Dans l’« Africa Progress Report » 2013, l’ancien secrétaire général des Nations unies Kofi Annan identifie trois raisons expliquant la pauvreté endémique qui sévit dans les pays riches en ressources naturelles :

  • Les dépenses et investissements publics ne sont pas alloués à la lutte contre la pauvreté.
  • Le secteur des matières premières n’est pas suffisamment connecté à l’économie nationale ; il génère de la croissance, mais trop peu de places de travail.
  • Les gouvernements des pays d’origine ne sont pas capables de retenir correctement la part des ressources naturelles qui leur reviendrait de droit. A ce sujet, le rapport relève que « le degré auquel les gouvernements sont capables de capturer au profit des caisses publiques une part adéquate de la fortune résultant de l’exportation de ressources minérales dépend de l’efficacité du système d’imposition et des pratiques des investisseurs. Plusieurs pays (…) perdent des recettes du fait d’une gestion insuffisante des concessions, de la fiscalité agressive des sociétés exploitantes, de l’évasion fiscale et de la corruption. » 

Au cours des dernières années, l’exploitation des matières premières a significativement augmenté dans les pays en développement, et avec elle les conséquences catastrophiques de la malédiction des ressources. En 2011, l’économie de 81 pays dépendait essentiellement de l’exploitation des matières premières. En 1995, ce constat n’était valable que pour 58 pays. La plupart des Etats ajoutés sur la liste dans l’intervalle sont des pays en développement.
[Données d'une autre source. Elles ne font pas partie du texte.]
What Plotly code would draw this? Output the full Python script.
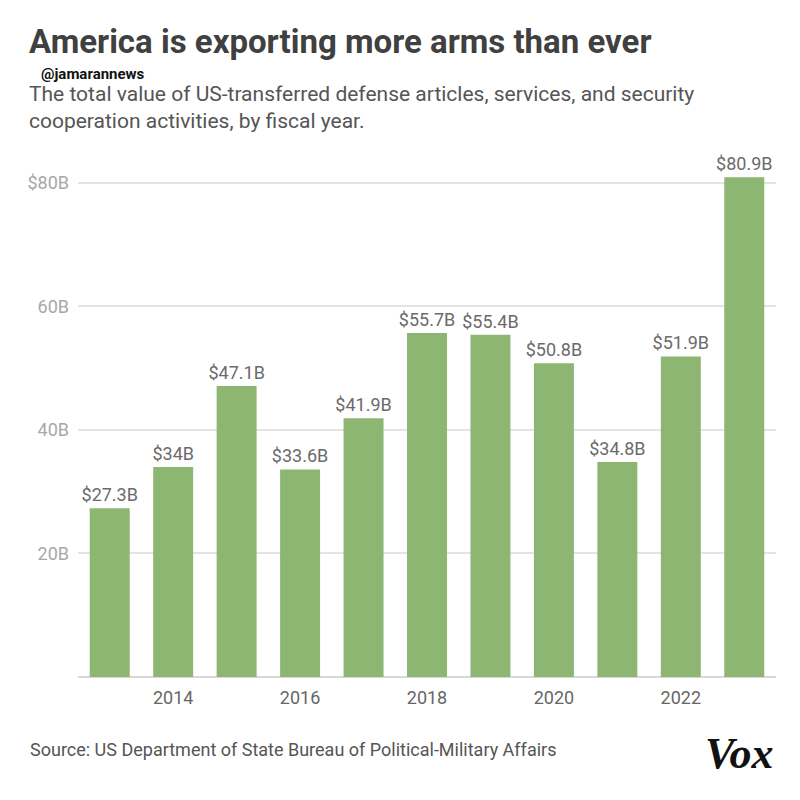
import plotly.graph_objects as go

years = [2013, 2014, 2015, 2016, 2017, 2018, 2019, 2020, 2021, 2022, 2023]
values = [27.3, 34, 47.1, 33.6, 41.9, 55.7, 55.4, 50.8, 34.8, 51.9, 80.9]
labels = ["$27.3B", "$34B", "$47.1B", "$33.6B", "$41.9B", "$55.7B", "$55.4B",
          "$50.8B", "$34.8B", "$51.9B", "$80.9B"]
ytick_vals = [0, 20, 40, 60, 80]
ytick_text = ["", "20B", "40B", "60B", "$80B"]
xtick_vals = [2014, 2016, 2018, 2020, 2022]

fig = go.Figure()
fig.add_trace(go.Bar(
    x=years, y=values, text=labels, textposition="outside",
    textfont=dict(family="Roboto", size=18, color="#6b6b6b"),
    constraintext="none",
    marker=dict(color="#8db672", line=dict(width=0)),
    width=0.63, cliponaxis=False,
))

fig.update_layout(
    width=800, height=800,
    paper_bgcolor="white", plot_bgcolor="white",
    margin=dict(l=70, r=32, t=147, b=131),
    showlegend=False,
    xaxis=dict(range=[2012.5, 2023.5], tickvals=xtick_vals, showgrid=False,
               zeroline=False, showline=False, ticks="", ticklabelstandoff=8,
               tickfont=dict(family="Roboto", size=18, color="#666666")),
    yaxis=dict(range=[0, 84.5], tickvals=ytick_vals, ticktext=ytick_text,
               showgrid=True, gridcolor="#e4e4e4", gridwidth=1.5,
               zeroline=True, zerolinecolor="#d8d8d8", zerolinewidth=1.5,
               ticks="", ticklabelstandoff=8,
               tickfont=dict(family="Roboto", size=18, color="#a8a8a8")),
    bargap=0.37,
)

fig.add_annotation(xref="paper", yref="paper", x=-0.0716, y=1.2165, xanchor="left",
                   yanchor="middle", showarrow=False, borderpad=0,
                   text="<b>America is exporting more arms than ever</b>",
                   font=dict(family="Roboto", size=33, color="#404040"))
fig.add_annotation(xref="paper", yref="paper", x=-0.0544, y=1.1552, xanchor="left",
                   yanchor="middle", showarrow=False, borderpad=0,
                   text="<b>@jamarannews</b>",
                   font=dict(family="Roboto", size=15, color="#111111"))
fig.add_annotation(xref="paper", yref="paper", x=-0.0716, y=1.0915, xanchor="left",
                   yanchor="middle", showarrow=False, align="left", borderpad=0,
                   text="The total value of US-transferred defense articles, services, and security<br>cooperation activities, by fiscal year.",
                   font=dict(family="Roboto", size=21, color="#555555"))
fig.add_annotation(xref="paper", yref="paper", x=-0.0716, y=-0.1398, xanchor="left",
                   yanchor="middle", showarrow=False,
                   text="Source: US Department of State Bureau of Political-Military Affairs",
                   font=dict(family="Roboto", size=18, color="#555555"))
fig.add_annotation(xref="paper", yref="paper", x=0.9986, y=-0.146, xanchor="right",
                   yanchor="middle", showarrow=False,
                   text="<b><i>Vox</i></b>",
                   font=dict(family="Liberation Serif", size=44, color="#111111"))

fig.write_html("out.html")
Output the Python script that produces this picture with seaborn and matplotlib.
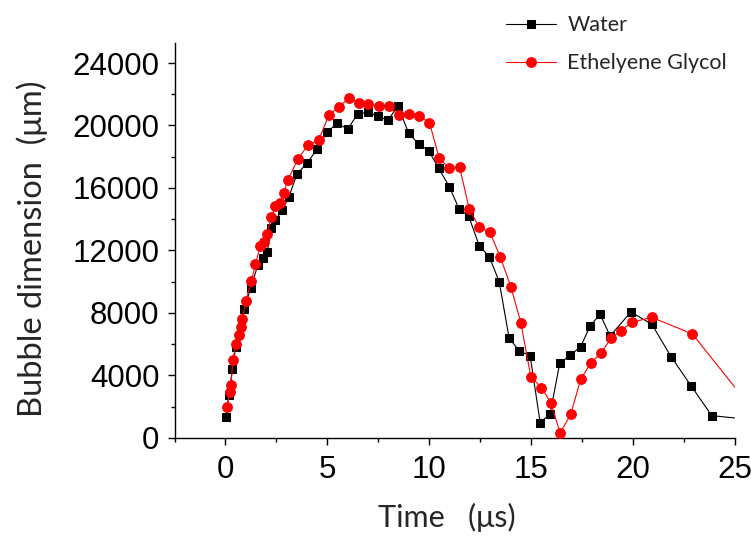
import matplotlib
matplotlib.use("Agg")
import matplotlib.pyplot as plt
import seaborn as sns
import pandas as pd
from matplotlib.ticker import MultipleLocator

water_t = [0.03, 0.16, 0.34, 0.5, 0.92, 1.23, 1.59, 1.86, 2.05, 2.25, 2.45, 2.78, 3.1, 3.51,
           4.0, 4.49, 4.98, 5.47, 6.0, 6.49, 6.98, 7.47, 7.97, 8.46, 8.99, 9.48, 9.97, 10.46,
           10.98, 11.47, 11.93, 12.45, 12.94, 13.43, 13.92, 14.41, 14.95, 15.44, 15.93, 16.4,
           16.91, 17.43, 17.89, 18.38, 18.87, 19.89, 20.92, 21.86, 22.84, 23.86, 26.0]
water_d = [1370, 2780, 4400, 5810, 8250, 9580, 11070, 11530, 11920, 13420, 13930, 14590, 15400,
           16900, 17580, 18480, 19560, 20140, 19780, 20740, 20840, 20610, 20330, 21250, 19500,
           18820, 18390, 17260, 16090, 14640, 14210, 12310, 11610, 10010, 6380, 5590, 5250, 980,
           1560, 4780, 5290, 5850, 7170, 7920, 6530, 8060, 7280, 5210, 3350, 1430, 1150]

eg_t = [0.08, 0.2, 0.27, 0.36, 0.52, 0.65, 0.74, 0.82, 1.0, 1.27, 1.47, 1.7, 1.87, 2.03, 2.25,
        2.45, 2.66, 2.86, 3.06, 3.55, 4.05, 4.58, 5.07, 5.56, 6.05, 6.54, 7.0, 7.52, 8.0, 8.5,
        9.02, 9.5, 10.01, 10.49, 10.98, 11.49, 11.96, 12.45, 12.96, 13.48, 14.0, 14.49, 14.98,
        15.5, 15.97, 16.42, 16.94, 17.43, 17.94, 18.43, 18.92, 19.41, 19.94, 20.92, 22.91, 25.5]
eg_d = [1960, 2960, 3390, 5000, 6000, 6590, 7120, 7590, 8740, 10050, 11120, 12260, 12560, 13070,
        14150, 14850, 15020, 15700, 16510, 17860, 18730, 19070, 20670, 21200, 21740, 21460,
        21360, 21250, 21250, 20650, 20740, 20610, 20180, 17900, 17260, 17320, 14660, 13480,
        13200, 11600, 9690, 7380, 3930, 3230, 2240, 320, 1515, 3776, 4821, 5461, 6379, 6869,
        7403, 7723, 6656, 2420]

series_names = ["Water", "Ethelyene Glycol"]
x_ticks = [0, 5, 10, 15, 20, 25]
y_ticks = [0, 4000, 8000, 12000, 16000, 20000, 24000]

sns.set_style("ticks")
plt.rcParams["font.family"] = ["Liberation Sans", "DejaVu Sans"]

fig = plt.figure(figsize=(7.51, 5.39), dpi=100)
ax = fig.add_axes([0.2324, 0.1874, 0.7463, 0.7334])

df_w = pd.DataFrame({"t": water_t, "d": water_d})
df_e = pd.DataFrame({"t": eg_t, "d": eg_d})

sns.lineplot(data=df_w, x="t", y="d", ax=ax, sort=False, estimator=None,
             color="black", lw=0.8, marker="s", markersize=5.8,
             markeredgecolor="black", markerfacecolor="black", label=series_names[0], zorder=3)
sns.lineplot(data=df_e, x="t", y="d", ax=ax, sort=False, estimator=None,
             color="red", lw=0.8, marker="o", markersize=7.0,
             markeredgecolor="red", markerfacecolor="red", label=series_names[1], zorder=4)

ax.set_xlim(-2.5, 25)
ax.set_ylim(0, 25300)
ax.set_xticks(x_ticks)
ax.set_yticks(y_ticks)
ax.xaxis.set_minor_locator(MultipleLocator(2.5))
ax.yaxis.set_minor_locator(MultipleLocator(2000))
ax.set_xticklabels([str(v) for v in x_ticks])
ax.set_yticklabels([str(v) for v in y_ticks])

for s in ["top", "right"]:
    ax.spines[s].set_visible(False)
for s in ["left", "bottom"]:
    ax.spines[s].set_linewidth(1.0)
    ax.spines[s].set_color("black")

ax.tick_params(axis="both", which="major", direction="out", length=5, width=1.0,
               labelsize=22.5, colors="black", pad=6)
ax.tick_params(axis="both", which="minor", direction="out", length=3, width=1.0, colors="black")
ax.tick_params(axis="x", which="major", pad=7)

ax.set_xlabel("Time   (\u03bcs)", fontsize=22, family=["Lato", "DejaVu Sans"])
ax.set_ylabel("Bubble dimension  (\u03bcm)", fontsize=23.5, family=["Lato", "DejaVu Sans"])
ax.xaxis.set_label_coords(0.486, -0.165)
ax.yaxis.set_label_coords(-0.226, 0.478)

if ax.get_legend():
    ax.get_legend().remove()
handles, labels = ax.get_legend_handles_labels()
leg = fig.legend(handles, labels, loc="upper left", bbox_to_anchor=(0.648, 1.008),
                 frameon=False, prop={"family": ["Lato", "DejaVu Sans"], "size": 15.5},
                 handlelength=2.3, handletextpad=0.55, labelspacing=0.85)

fig.savefig("out.png", dpi=100)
Aujourd’hui, 69% de la population mondiale en situation d’extrême pauvreté vit dans des pays en développement dépendant des matières premières. La moitié des réserves connues de minerais, de pétrole et de gaz se trouvent dans ces pays.

La responsabilité de la Suisse

Des estimations conservatrices provenant du Département fédéral des finances (DFF) évaluent la part de marché helvétique dans le négoce mondial des matières premières à 20%, ce qui fait de la Suisse la première place mondiale pour ces activités. Dans son ensemble, le secteur suisse des matières premières regroupe quelque 500 entreprises, dont la plupart (en particulier une myriade de petites sociétés) sont principalement actives dans le négoce. L’essentiel des activités de la branche sont cependant concentrées au sein d’une poignée de grandes firmes (Vitol, Glencore, Trafigura, Mercuria et Gunvor).

En tant que pays hôte des sociétés du secteur des matières premières, la Suisse a la responsabilité de prendre des mesures proactives visant à combattre la malédiction des ressources dans les pays où ces firmes sont présentes. Entre 2011 et 2013, près de 25 pourcent du pétrole mis en vente par les Etats et les compagnies publiques en Afrique ont été alloués à des négociants suisses. Ceux-ci ont acheté plus de 500 millions de barils, d’une valeur totale de quelque 55 milliards de dollars, ce qui représente l’équivalent de 12% des recettes budgétaires cumulées de ces Etats et deux fois l’aide au développement qui leur a été versée durant cette période.

Publié au printemps 2013, le « Rapport de base : matières premières » du Conseil fédéral a reconnu l’acuité de la malédiction des ressources. L’administration fédérale y relève que « l'importance croissante du secteur [des matières premières] lance [des] défis sérieux, notamment en rapport avec les droits de l'homme et la situation environnementale dans les pays exportateurs, la lutte contre la corruption et le phénomène dit de la « malédiction des matières premières » dans des pays en développement. Des risques pour la réputation de certaines entreprises et de la Suisse elle-même sont liés à ces défis, notamment si le comportement d'entreprises domiciliées en Suisse devait se démarquer des positions défendues et soutenues par la Suisse dans les domaines de la politique de développement, de la promotion de la paix, des droits de l'homme ainsi que des standards sociaux et environnementaux. »

Les débats publics et parlementaires ayant suivi la publication du rapport de base du Conseil fédéral ont conclu que la Suisse, en tant que pays hôte des principales sociétés de négoce des matières premières, doit assumer ses responsabilités en régulant leurs activités afin de réduire la malédiction des ressources. Un processus législatif a donc été lancé. Il a abouti à la promulgation de la loi sur les matières premières (LMAP) et de la loi sur la ROHMA (LROHMA). Celles-ci définissent des devoirs de diligence spécifiques et des standards de conduite pour les sociétés ainsi que des mécanismes de contrôle et de contrainte (« Enforcement ») pour la ROHMA, permettant ainsi à la Suisse de combattre la malédiction des ressources.